SET TASK >> Collect each line of the records containing the string "Output".

ENTRIES SHOWN >>
%%

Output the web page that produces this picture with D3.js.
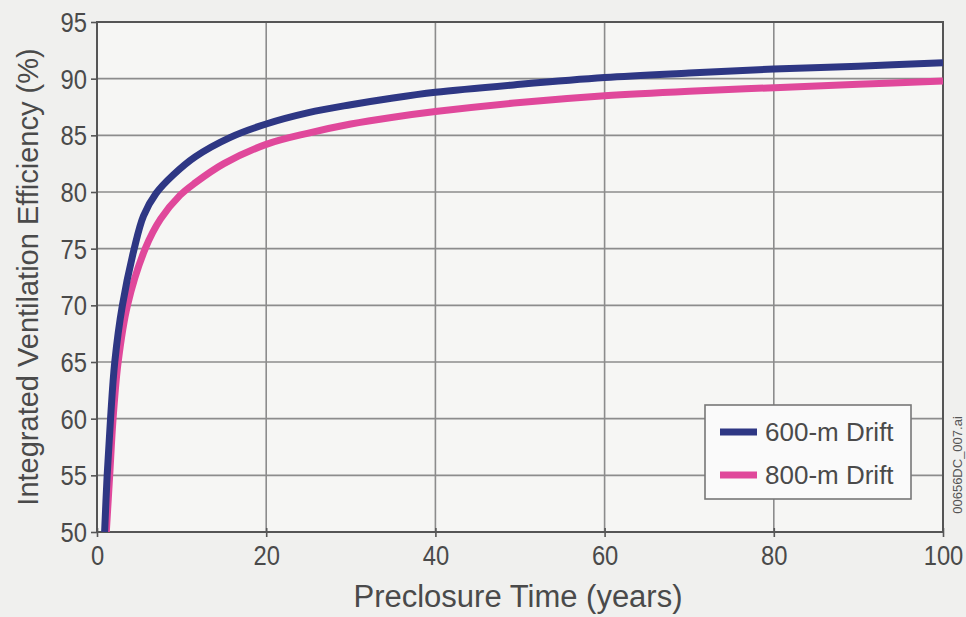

%%
%%

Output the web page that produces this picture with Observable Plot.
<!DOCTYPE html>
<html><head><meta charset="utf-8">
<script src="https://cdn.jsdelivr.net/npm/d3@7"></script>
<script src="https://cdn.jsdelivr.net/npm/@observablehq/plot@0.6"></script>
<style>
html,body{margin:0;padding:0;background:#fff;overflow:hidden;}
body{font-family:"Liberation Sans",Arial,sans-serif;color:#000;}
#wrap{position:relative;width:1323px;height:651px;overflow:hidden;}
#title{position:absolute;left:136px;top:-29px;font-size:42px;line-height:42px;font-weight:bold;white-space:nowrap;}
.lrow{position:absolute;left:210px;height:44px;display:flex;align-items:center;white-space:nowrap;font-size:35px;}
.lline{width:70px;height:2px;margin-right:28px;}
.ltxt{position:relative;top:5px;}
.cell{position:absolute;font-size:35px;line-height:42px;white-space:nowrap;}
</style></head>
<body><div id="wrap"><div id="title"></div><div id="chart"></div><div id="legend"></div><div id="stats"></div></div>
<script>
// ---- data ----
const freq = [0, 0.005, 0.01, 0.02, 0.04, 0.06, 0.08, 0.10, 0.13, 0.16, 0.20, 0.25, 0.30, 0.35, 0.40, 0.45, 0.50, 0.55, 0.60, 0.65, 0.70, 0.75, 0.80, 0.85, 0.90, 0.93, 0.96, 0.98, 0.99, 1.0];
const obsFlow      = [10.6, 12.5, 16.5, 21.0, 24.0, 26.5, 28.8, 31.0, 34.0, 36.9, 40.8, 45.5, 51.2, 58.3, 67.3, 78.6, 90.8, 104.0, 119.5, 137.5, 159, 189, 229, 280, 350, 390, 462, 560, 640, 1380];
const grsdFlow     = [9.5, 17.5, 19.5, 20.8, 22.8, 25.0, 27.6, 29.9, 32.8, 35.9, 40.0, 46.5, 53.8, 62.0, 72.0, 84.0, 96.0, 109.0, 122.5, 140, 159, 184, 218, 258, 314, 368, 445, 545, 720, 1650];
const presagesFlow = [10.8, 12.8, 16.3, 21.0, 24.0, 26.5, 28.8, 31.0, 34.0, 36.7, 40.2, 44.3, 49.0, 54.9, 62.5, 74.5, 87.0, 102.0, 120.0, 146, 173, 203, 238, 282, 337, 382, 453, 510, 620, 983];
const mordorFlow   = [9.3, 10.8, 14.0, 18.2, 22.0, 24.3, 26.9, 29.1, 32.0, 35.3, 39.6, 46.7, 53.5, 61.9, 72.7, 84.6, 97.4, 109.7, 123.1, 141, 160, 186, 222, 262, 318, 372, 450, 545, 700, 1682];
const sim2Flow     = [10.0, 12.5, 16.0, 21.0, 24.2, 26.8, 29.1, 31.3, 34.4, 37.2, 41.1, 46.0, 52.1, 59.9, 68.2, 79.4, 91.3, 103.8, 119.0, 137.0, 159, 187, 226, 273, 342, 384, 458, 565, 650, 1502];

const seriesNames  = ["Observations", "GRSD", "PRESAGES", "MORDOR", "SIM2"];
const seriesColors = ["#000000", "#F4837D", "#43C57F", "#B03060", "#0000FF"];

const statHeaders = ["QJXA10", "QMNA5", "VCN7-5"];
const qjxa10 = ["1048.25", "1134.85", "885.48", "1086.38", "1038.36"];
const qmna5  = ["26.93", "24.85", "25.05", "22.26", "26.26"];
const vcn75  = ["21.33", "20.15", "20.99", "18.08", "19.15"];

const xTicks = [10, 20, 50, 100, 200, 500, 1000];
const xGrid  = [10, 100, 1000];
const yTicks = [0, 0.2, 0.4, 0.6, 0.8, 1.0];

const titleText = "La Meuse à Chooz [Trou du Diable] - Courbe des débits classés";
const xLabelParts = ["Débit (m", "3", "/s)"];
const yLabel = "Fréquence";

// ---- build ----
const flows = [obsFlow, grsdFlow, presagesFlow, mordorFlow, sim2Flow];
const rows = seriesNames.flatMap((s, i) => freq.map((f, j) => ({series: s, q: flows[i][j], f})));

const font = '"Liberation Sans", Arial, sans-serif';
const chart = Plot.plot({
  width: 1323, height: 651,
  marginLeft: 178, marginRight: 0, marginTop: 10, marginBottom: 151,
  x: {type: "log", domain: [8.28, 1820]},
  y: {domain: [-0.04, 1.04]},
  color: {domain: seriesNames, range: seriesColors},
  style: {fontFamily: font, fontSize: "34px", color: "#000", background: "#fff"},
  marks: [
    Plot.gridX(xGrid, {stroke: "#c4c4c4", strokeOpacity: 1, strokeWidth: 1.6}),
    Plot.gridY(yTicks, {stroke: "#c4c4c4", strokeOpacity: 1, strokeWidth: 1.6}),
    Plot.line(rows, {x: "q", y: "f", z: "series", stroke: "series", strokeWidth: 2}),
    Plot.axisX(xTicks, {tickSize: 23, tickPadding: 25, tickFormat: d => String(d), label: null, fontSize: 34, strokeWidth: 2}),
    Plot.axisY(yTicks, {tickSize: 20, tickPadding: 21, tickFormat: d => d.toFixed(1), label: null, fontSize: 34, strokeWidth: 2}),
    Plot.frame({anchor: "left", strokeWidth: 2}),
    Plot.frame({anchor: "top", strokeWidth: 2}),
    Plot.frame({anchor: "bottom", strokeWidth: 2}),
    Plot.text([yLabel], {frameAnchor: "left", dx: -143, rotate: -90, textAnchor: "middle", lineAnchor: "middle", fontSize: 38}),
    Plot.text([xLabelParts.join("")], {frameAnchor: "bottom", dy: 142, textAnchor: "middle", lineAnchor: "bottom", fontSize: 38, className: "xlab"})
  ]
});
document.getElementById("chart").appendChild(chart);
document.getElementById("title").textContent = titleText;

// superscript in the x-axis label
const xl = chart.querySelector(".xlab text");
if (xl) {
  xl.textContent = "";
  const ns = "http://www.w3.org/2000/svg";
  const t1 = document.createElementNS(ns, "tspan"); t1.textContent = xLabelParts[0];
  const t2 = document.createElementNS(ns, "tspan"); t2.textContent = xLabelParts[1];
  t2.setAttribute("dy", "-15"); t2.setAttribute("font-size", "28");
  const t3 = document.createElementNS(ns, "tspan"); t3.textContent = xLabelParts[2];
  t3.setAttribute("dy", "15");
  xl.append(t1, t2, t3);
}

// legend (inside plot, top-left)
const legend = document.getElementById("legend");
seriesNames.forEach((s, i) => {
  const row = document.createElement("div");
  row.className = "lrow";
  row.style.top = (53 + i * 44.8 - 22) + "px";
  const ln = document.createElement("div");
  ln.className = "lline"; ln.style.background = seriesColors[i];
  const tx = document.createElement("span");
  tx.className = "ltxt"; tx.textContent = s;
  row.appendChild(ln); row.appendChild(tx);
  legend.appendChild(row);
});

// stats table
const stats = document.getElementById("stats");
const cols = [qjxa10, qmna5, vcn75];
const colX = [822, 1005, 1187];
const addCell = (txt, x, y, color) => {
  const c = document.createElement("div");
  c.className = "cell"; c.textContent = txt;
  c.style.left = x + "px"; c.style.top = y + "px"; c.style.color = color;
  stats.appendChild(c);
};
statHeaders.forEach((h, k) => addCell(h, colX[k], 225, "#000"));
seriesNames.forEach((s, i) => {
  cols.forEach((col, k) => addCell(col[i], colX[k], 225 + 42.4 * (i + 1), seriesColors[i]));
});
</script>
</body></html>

%%
%%

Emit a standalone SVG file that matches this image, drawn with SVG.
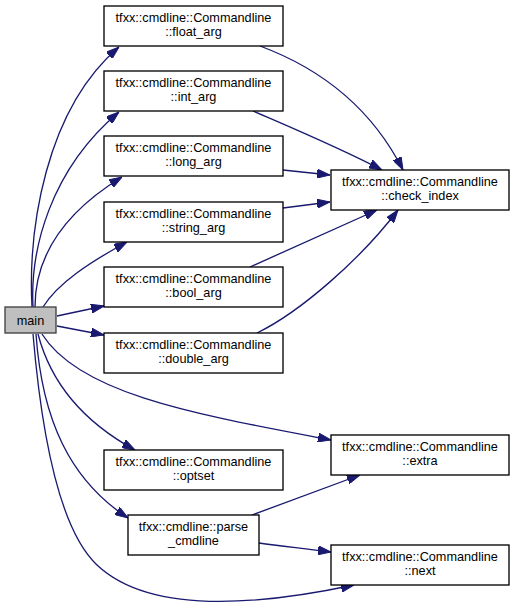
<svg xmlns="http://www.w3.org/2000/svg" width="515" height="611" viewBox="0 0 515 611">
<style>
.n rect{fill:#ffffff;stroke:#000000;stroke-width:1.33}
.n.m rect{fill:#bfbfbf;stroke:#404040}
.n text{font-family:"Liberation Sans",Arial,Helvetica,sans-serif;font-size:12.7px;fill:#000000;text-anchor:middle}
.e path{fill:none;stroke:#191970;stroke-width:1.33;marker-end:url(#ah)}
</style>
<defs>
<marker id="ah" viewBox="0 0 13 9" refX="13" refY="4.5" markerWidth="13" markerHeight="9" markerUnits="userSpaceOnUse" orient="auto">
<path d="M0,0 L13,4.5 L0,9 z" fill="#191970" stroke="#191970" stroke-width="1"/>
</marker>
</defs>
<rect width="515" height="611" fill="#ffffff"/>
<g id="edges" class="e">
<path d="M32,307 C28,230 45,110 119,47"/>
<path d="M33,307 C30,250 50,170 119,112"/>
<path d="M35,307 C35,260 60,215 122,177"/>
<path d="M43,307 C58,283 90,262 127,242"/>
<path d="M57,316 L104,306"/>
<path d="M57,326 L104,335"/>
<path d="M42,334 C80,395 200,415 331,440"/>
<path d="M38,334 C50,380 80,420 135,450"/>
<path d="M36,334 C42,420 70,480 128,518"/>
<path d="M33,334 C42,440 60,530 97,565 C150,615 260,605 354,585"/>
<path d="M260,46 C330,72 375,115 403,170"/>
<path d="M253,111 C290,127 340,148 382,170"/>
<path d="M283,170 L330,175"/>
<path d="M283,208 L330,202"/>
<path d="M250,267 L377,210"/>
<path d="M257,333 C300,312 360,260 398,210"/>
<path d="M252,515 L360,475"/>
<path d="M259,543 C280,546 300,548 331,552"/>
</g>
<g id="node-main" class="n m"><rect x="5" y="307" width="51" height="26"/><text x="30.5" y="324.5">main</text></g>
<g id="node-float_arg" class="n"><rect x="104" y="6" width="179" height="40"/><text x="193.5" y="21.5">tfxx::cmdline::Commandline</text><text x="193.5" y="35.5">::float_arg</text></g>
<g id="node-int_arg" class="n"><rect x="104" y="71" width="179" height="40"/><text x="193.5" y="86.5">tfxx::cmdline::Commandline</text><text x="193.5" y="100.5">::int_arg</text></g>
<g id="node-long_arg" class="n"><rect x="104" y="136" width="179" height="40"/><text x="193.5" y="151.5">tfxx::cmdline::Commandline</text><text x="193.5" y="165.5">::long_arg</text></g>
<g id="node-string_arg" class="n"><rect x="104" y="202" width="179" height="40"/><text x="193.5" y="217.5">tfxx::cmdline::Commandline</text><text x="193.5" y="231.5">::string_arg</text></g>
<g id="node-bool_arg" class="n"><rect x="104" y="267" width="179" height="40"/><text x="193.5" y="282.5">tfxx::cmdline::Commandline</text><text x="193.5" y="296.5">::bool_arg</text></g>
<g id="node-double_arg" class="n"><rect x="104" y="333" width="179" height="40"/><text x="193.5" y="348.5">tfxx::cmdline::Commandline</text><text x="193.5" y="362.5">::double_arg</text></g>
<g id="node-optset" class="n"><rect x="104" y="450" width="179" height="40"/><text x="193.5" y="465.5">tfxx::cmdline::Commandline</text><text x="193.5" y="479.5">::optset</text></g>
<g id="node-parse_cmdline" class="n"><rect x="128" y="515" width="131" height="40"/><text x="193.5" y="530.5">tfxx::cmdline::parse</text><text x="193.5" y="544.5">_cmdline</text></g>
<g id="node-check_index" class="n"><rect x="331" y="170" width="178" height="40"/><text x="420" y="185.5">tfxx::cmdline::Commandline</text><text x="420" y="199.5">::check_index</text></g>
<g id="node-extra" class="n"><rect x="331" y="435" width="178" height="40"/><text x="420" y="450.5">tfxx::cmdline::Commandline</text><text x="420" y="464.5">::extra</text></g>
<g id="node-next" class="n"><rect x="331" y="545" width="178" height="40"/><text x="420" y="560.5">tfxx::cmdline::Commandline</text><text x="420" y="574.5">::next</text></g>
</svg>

%%

THE COMPLETED TASK >>
Output the web page that produces this picture with D3.js.
Output the web page that produces this picture with Observable Plot.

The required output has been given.